The only counterpart of the theory’s grotesque inversion and monstrous injustice is the mystics’ doctrine that man must give credit to God for all his virtues, but must place the blame for all his sins upon himself. Incidentally, the philosophical motive and purpose in both these instances is the same.
If you want a contemporary demonstration of the respective merits and performances of a free economy and of a controlled economy – a demonstration that comes as close to an historical laboratory experiment as one could hope to see – take a look at the condition of West Germany and of East Germany.
No politico-economic system in history had proved its value so eloquently or had benefited mankind so greatly as capitalism – and none has ever been attacked so savagely and blindly.
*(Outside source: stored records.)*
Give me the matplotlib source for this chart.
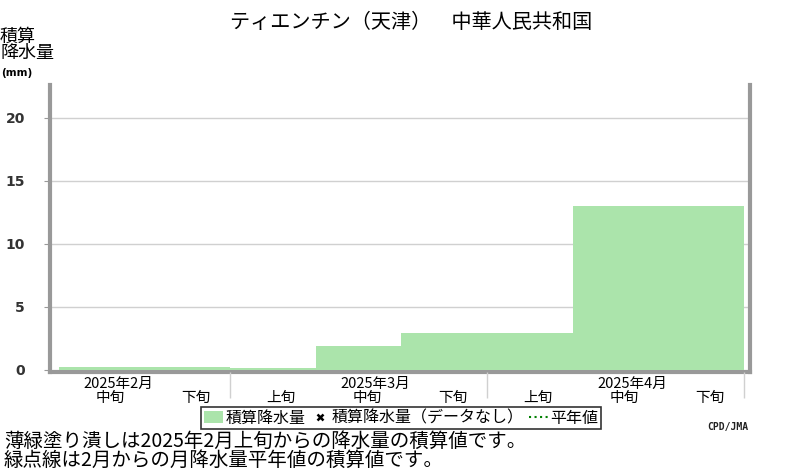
import matplotlib
matplotlib.use("Agg")
import matplotlib.pyplot as plt
from matplotlib.patches import Patch
from matplotlib.lines import Line2D

plt.rcParams['font.family'] = ['Noto Sans CJK JP', 'DejaVu Sans']

# data: dekad index 0 = 2月上旬 ... 8 = 4月下旬
dekad_start = [1, 2, 3, 4, 5, 6, 7, 8]
accum_mm = [0.2, 0.2, 0.12, 1.9, 2.95, 2.95, 13.0, 13.0]
dekad_labels = ['中旬', '下旬', '上旬', '中旬', '下旬', '上旬', '中旬', '下旬']
month_labels = ['2025年2月', '2025年3月', '2025年4月']
month_mid = [1, 4, 7]
month_bounds = [3, 6, 9]
yticks = [0, 5, 10, 15, 20]

green = '#abe4ab'
axis_gray = '#999999'
grid_gray = '#d0d0d0'

fig = plt.figure(figsize=(8, 4.7), dpi=100)
ax = fig.add_axes([50 / 800, 1 - 372 / 470, 700 / 800, 287 / 470])

ax.bar(dekad_start, accum_mm, width=1, align='edge', color=green,
       edgecolor='none', zorder=2)

ax.set_xlim(0.9, 9.07)
ax.set_ylim(-0.16, 22.6)

# y axis
ax.set_yticks(yticks)
ax.set_yticklabels([str(v) for v in yticks], fontsize=10, fontweight='bold',
                   color='#333333', family='DejaVu Sans')
ax.tick_params(axis='y', length=4, color=axis_gray, pad=14)
for v in yticks[1:]:
    ax.axhline(v, color=grid_gray, linewidth=1, zorder=1)

# x axis: month boundary ticks, labels as text
ax.set_xticks(month_bounds)
ax.set_xticklabels([])
ax.tick_params(axis='x', length=19, color=grid_gray, width=1)
for x, lab in zip(dekad_start, dekad_labels):
    ax.text(x + 0.6, -0.092, lab, transform=ax.get_xaxis_transform(),
            ha='center', va='center', fontsize=10.5)
for x, lab in zip(month_mid, month_labels):
    ax.text(x + 0.7, -0.04, lab, transform=ax.get_xaxis_transform(),
            ha='center', va='center', fontsize=10.5)

for s in ['left', 'right', 'bottom']:
    ax.spines[s].set_color(axis_gray)
    ax.spines[s].set_linewidth(3)
    ax.spines[s].set_zorder(1.5)
ax.spines['top'].set_visible(False)

# title and axis label
fig.text(411 / 800, 1 - 22 / 470, 'ティエンチン（天津）　中華人民共和国',
         ha='center', va='center', fontsize=14.5)
fig.text(0, 1 - 28 / 470, '積算\n降水量', ha='left', va='top',
         fontsize=13, linespacing=0.88)
fig.text(1 / 800, 1 - 73 / 470, '(mm)', ha='left', va='center',
         fontsize=7.5, fontweight='bold', family='DejaVu Sans')

# legend
handles = [
    Patch(facecolor=green, edgecolor='none', label='積算降水量'),
    Line2D([], [], linestyle='none', marker='x', color='black',
           markersize=5, markeredgewidth=1.8, label='積算降水量（データなし）'),
    Line2D([], [], linestyle=':', color='green', linewidth=1.5,
           label='平年値'),
]
leg = fig.legend(handles=handles, loc='center', ncol=3,
                 bbox_to_anchor=(401 / 800, 1 - 418 / 470),
                 fontsize=11.5, frameon=True, fancybox=False,
                 handlelength=1.2, handletextpad=0.15, columnspacing=0.3,
                 borderpad=0.15, borderaxespad=0)
leg.get_frame().set_edgecolor('black')
leg.get_frame().set_linewidth(1.2)

fig.text(748 / 800, 1 - 427 / 470, 'CPD/JMA', ha='right', va='center',
         fontsize=7, fontweight='bold', family='DejaVu Sans Mono',
         color='#222222')

fig.text(4 / 800, 1 - 441 / 470, '薄緑塗り潰しは2025年2月上旬からの降水量の積算値です。',
         ha='left', va='center', fontsize=14)
fig.text(4 / 800, 1 - 460 / 470, '緑点線は2月からの月降水量平年値の積算値です。',
         ha='left', va='center', fontsize=14)

fig.savefig('out.png', dpi=100)
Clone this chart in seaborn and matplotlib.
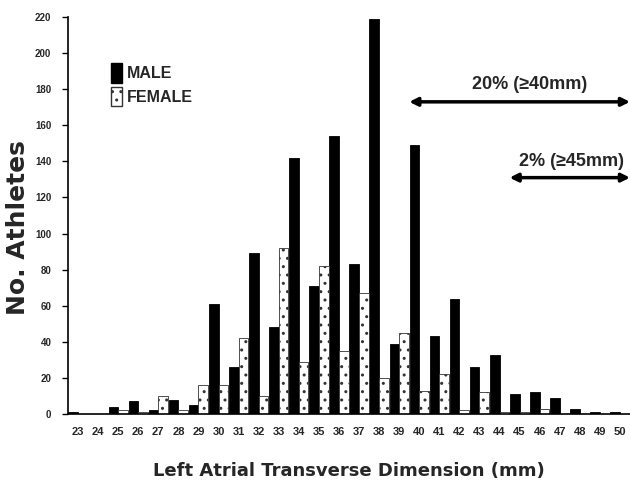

Why did the majority of the intellectuals turn against capitalism from the start? Why did their victims, the businessmen, bear their attacks in silence? The cause of it is that primordial evil which, to this day, men are afraid to challenge: the morality of altruism.
Altruism has been men’s ruling moral code through most of mankind’s history. It has had many forms and variations but its essence has always remained the same: altruism holds that man has no right to exist for his own sake, that service to others is the only justification of his existence, and that self-sacrifice is his highest moral duty, virtue, and value.
The philosophical conflict which, since the Renaissance, has been tearing Western civilization and which has reached its ultimate climax in our age is the conflict between capitalism and altruist morality. Capitalism and altruism are philosophical opposites; they cannot coexist in the same man or in the same society.
The formal code which is implicit in capitalism had never been formulated explicitly. The basic premise of that code is that man – every man – is an end in himself, not the means to the ends of others, that man must exist for his own sake, neither sacrificing himself to others nor sacrificing others to himself, and that men must deal with one another as traders, by voluntary choice to mutual benefit. This, in essence, is the moral premise on which the United States of America was based: the principle of man’s right to his own life, to his own liberty, to the pursuit of his own happiness.